The responsibility of preventing mother-to-child transmission of HIV during pregnancy and childbirth does not end when an infant is born. To achieve the Foundation's mission of eliminating pediatric AIDS, all of our programs must strive to ensure that infants who are uninfected at birth remain uninfected, and that infants with HIV survive and grow into healthy children. Promoting and supporting optimal infant and young child feeding (IYCF) practices is necessary to achieve this goal.
Accurately diagnosing HIV in infants and children is a major challenge. Children who are infected with the virus - before birth, at birth, or during breastfeeding - may not initially exhibit any symptoms of HIV infection or AIDS.
HIV can be diagnosed in adults by testing blood for antibodies to HIV. In children, however, an antibody test is not effective, because a mother's maternal antibodies are passed to her child as a natural means of protection while the infant is developing its own immune system. As a result, antibody tests for infants may yield false positive results for up to 18 months.

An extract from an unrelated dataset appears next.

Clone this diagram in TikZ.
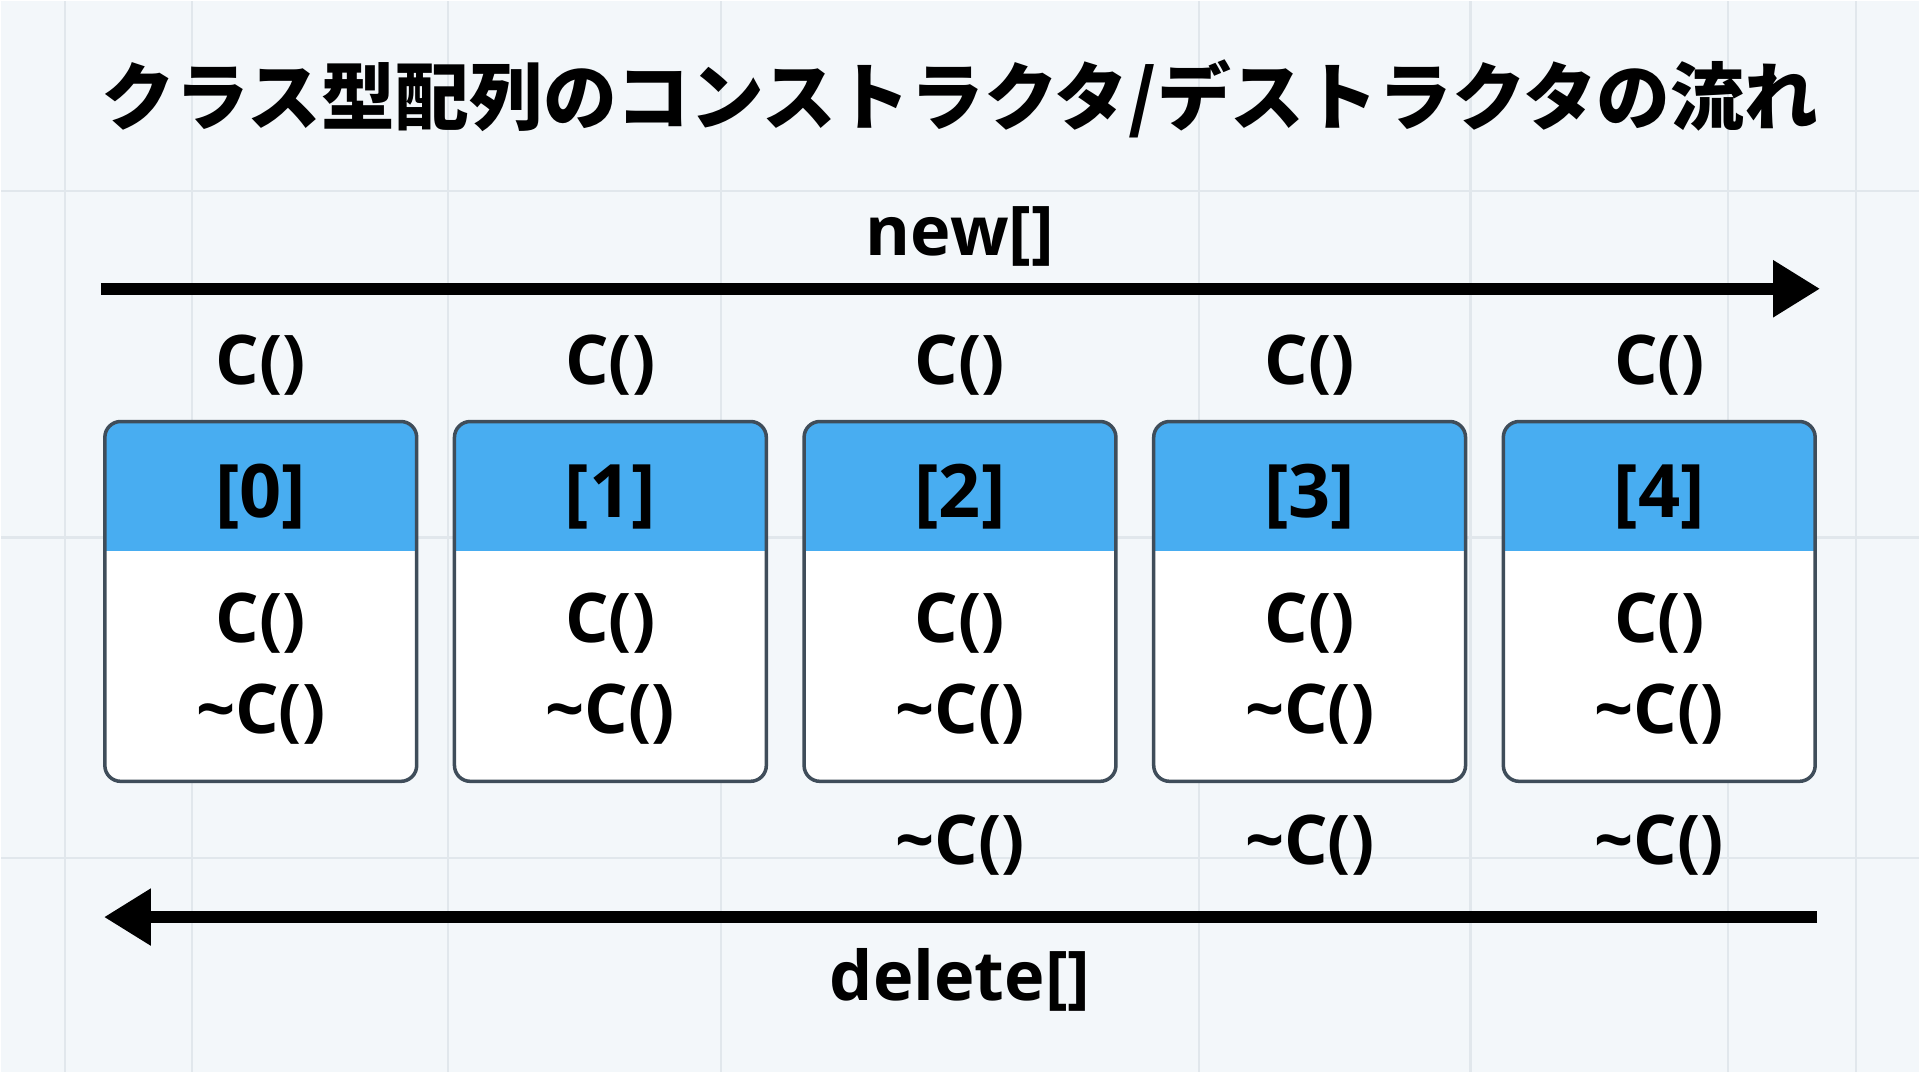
\documentclass[tikz,border=0pt]{standalone}
\usepackage{fontspec}
\setmainfont{Open Sans}
\newfontfamily\jpfont{Noto Sans CJK JP}
\usetikzlibrary{arrows.meta}
\definecolor{paper}{HTML}{F3F7FA}
\definecolor{gridline}{HTML}{E1E7EC}
\definecolor{header}{HTML}{48ADF1}
\definecolor{rim}{HTML}{3F4D5A}

\begin{document}
\begin{tikzpicture}[x=0.01cm,y=-0.01cm,
		label/.style={font=\fontsize{19.5}{21}\selectfont\bfseries,inner sep=0pt},
		flow/.style={line width=3.4pt,-{Triangle[length=0.47cm,width=0.54cm]}},
		cell/.style={draw=rim,line width=1pt,fill=white,rounded corners=4.5pt,
			minimum width=3.12cm,minimum height=3.6cm,inner sep=0pt,
			path picture={\fill[header,sharp corners] (path picture bounding box.north west) rectangle ([yshift=-1.3cm]path picture bounding box.north east);}}]
		% Paper and faint grid behind everything
		\fill [paper] (0,0) rectangle (1920,1072);
		\foreach \gx in {64,191,447,721,1199,1471,1729,1857}
		\draw [gridline,line width=0.6pt] (\gx,0) -- (\gx,1072);
		\foreach \gy in {190,537,858}
		\draw [gridline,line width=0.6pt] (0,\gy) -- (1920,\gy);
		% Title
		\node [font=\jpfont\bfseries\fontsize{21}{24}\selectfont] (title) at (960,98) {クラス型配列のコンストラクタ/デストラクタの流れ};
		% new[] runs left to right
		\coordinate (newstart) at (100,288);
		\coordinate (newend) at (1821,288);
		\draw [flow] (newstart) -- (newend);
		\node [label] (newlbl) at (960,236) {new[]};
		% One cell per element, with the calls above and inside
		\foreach \i in {0,...,4}{
			\node [cell] (cell\i) at (260+350*\i,601) {};
			\node [label,font=\fontsize{21}{23}\selectfont\bfseries] (idx\i) at (260+350*\i,496) {[\i]};
			\node [label] (ctor\i) at (260+350*\i,623) {C()};
			\node [label] (dtor\i) at (260+350*\i,714) {\textasciitilde C()};
			\node [label] (born\i) at (260+350*\i,364) {C()};
		}
		% Destructor calls below the last three cells
		\foreach \i in {2,3,4}
		\node [label] (gone\i) at (260+350*\i,845) {\textasciitilde C()};
		% delete[] runs right to left
		\coordinate (delstart) at (1818,917);
		\coordinate (delend) at (103,917);
		\draw [flow] (delstart) -- (delend);
		\node [label] (dellbl) at (960,980) {delete[]};
\end{tikzpicture}
\end{document}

Without diagnosis and treatment, 50 percent of HIV-infected infants will die before their second birthdays. But if a baby receives prophylactic antibiotics soon after birth and antiretroviral therapy (ART) as soon as is medically indicated, he/she has a good chance of surviving childhood and living a long, healthy life.
The test used to diagnose babies born to HIV-positive mothers in developed countries, Polymerase Chain Reaction (PCR), tests directly for HIV DNA rather than the HIV antibody. It requires sophisticated, expensive equipment not available in rural settings. Traditionally, the test requires a liquid blood sample, which if taken in a rural area and transported to a testing facility, needs to be kept refrigerated.
However, a new technology has emerged that allows PCR to be performed on small spots of dried blood. The Dried Blood Spots (DBS) are easy to prepare in a resource-limited setting and can be stored and shipped to testing facilities without refrigeration.
The introduction of early infant diagnosis innovations is an important step in the fight against pediatric HIV/AIDS. By identifying infants who need services as early as possible, these children will have a better chance of maturing into healthy adults.
There is no cure for HIV infection. However, early infant diagnosis is critical in helping HIV-positive children lead longer, healthier lives through antiretroviral therapy (ART). Taken every day, these medicines can drastically reduce the amount of HIV in the bloodstream and allow the body to fight off other infections, thereby dramatically slowing the progression of the virus. Sadly, most children still do not have access to these lifesaving medications.
In addition to ART, a number of other proven interventions support the health and well being of children living with and affected by HIV. These include a range of age-appropriate interventions that cater to children's specific needs, such as counseling and peer support activities, appropriate infant and young child feeding practices, care and prevention of opportunistic infections, and educational assistance.